Simulation analysis of the missense SNP in AGC kinase domain (G581V), (a) Radius of gyration of the protein back bone, (b) Total number of Hydrogen bonds throughout simulations of wild and mutant structure, (c) RMSF values of Carbon alpha in the simulation. (d) RMSD values of Cα atoms of wild and mutants, (e) Solvent accessible surface of wild and variants.
A significant difference in the RMSF values of wild and G581V was noticed. The highest peak of wild structure observed was 0.9 nm, while that of mutant was 0.8 nm at residue 500 of the protein (Fig. 9c). Other than that, the mutant peaks are at increasing trend when compared with peaks of wild structure. This imparts significant deviations in both structures. Also, RMSD values of G581V are higher than the wild structure (Fig. 9d). SASA analysis indicated that mutant has greater values than mutant. The reason for this change could be effect of substitution of amino acids by change in size of surface of protein (Fig. 9e).
Association of pathogenic SNPs with cancer
The oncogenicity of selected SNPs were predicted through two tools. The FATHMM results for individual mutations are in the form of functional scores, SNP having score above 1 are considered as deleterious. CScape predicts the SNP as deleterious if the score is above 0.5. From FATHMM results, F66Y, G398S and G581V were predicted to be associated with cancer. CScape predicted all nine variants to be cancer drivers and oncogenic with a score greater than 0.6. Six variants F66Y, R127K, R130H, G165E, Y169H, G398S are categorized as high confidence oncogenic having score above 0.9.This suggests that all nine SNPs specifically F66Y, G398S and G581V can have possible role in protein dysregulation and causation of cancer (Table 5).
Connection of PKCɩ with cancer through Kaplan–Meier plotter
The effect of expression of PKCι on survival of cancer types like breast cancer, ovarian cancer, lung cancer and gastric cancer was determined through Kaplan–Meier Plotter. The red line is depicting the survival period of cancer patients having high expression levels of PKCι, while the black line illustrates survival period of cancer patients with low expression levels of the protein (Fig. 10). This representation is in the form of Kaplan–Meier curve that shows probability of survival of patients at a certain time period.


Probability survival curves for (a) Breast cancer, (b) Ovarian Cancer, (c) lung cancer, (d) Gastric cancer based on high and low expression of PKCɩ (Red line indicates higher expression of PKCɩ, while black line shows expression below the median line).
Kaplan–Meier plotter analysis revealed that high and low expression of PKCɩ was found to have no significant link on survival of breast cancer, lung cancer, gastric cancer and Ovarian cancer patients. (Fig. 10a–d).

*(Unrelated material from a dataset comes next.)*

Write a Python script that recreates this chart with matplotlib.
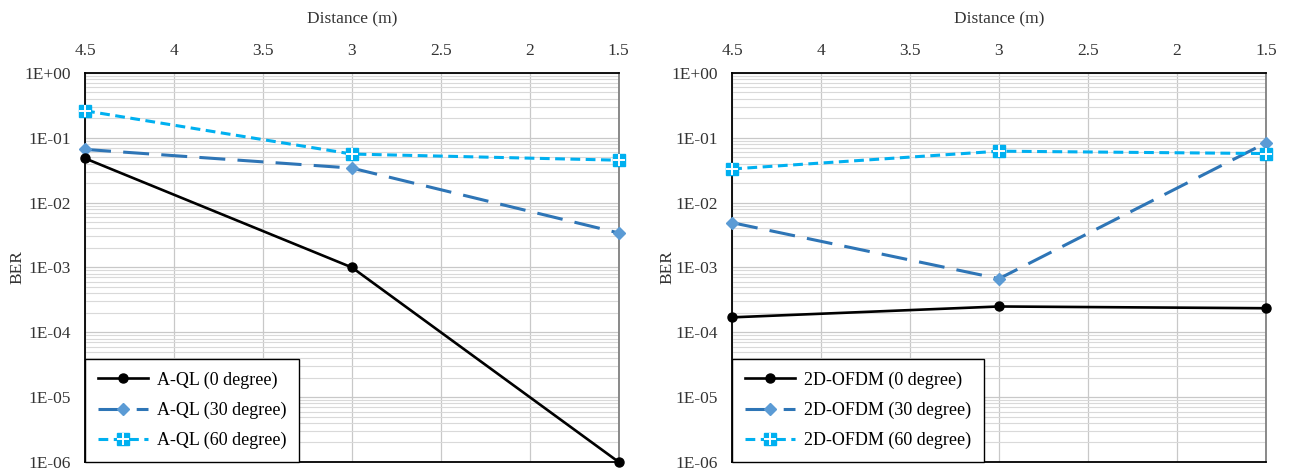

Authentication of results through control study
For validation of our results, we performed a control analysis of the SNP, K274R which is proven as non-deleterious experimentally11. The score from Sift, Polyphen-2, CADD, MetaLR, PROVEAN, Mutation Assessor and REVEL predicted the SNP as non-deleterious, proving that these tools have a good accuracy level. The stability assessment of K274R was done through I-mutant, SDM, mCSM, MuPro and Dynamut. Except I-mutant & mCSM through which SNP is predicted as destabilizing, the other three tools prove it as stabilizing to the protein structure and function. Hope analysis also revealed that the SNP is possibly not damaging to the protein. Fathmm, and CScape both predicted the SNP to be benign. These results illustrated that all these tools have some accuracy level and can be used for filtration of deleterious SNPs that are to be tested experimentally (Supplementary file 3, Tables 1, 2, 3 and 4).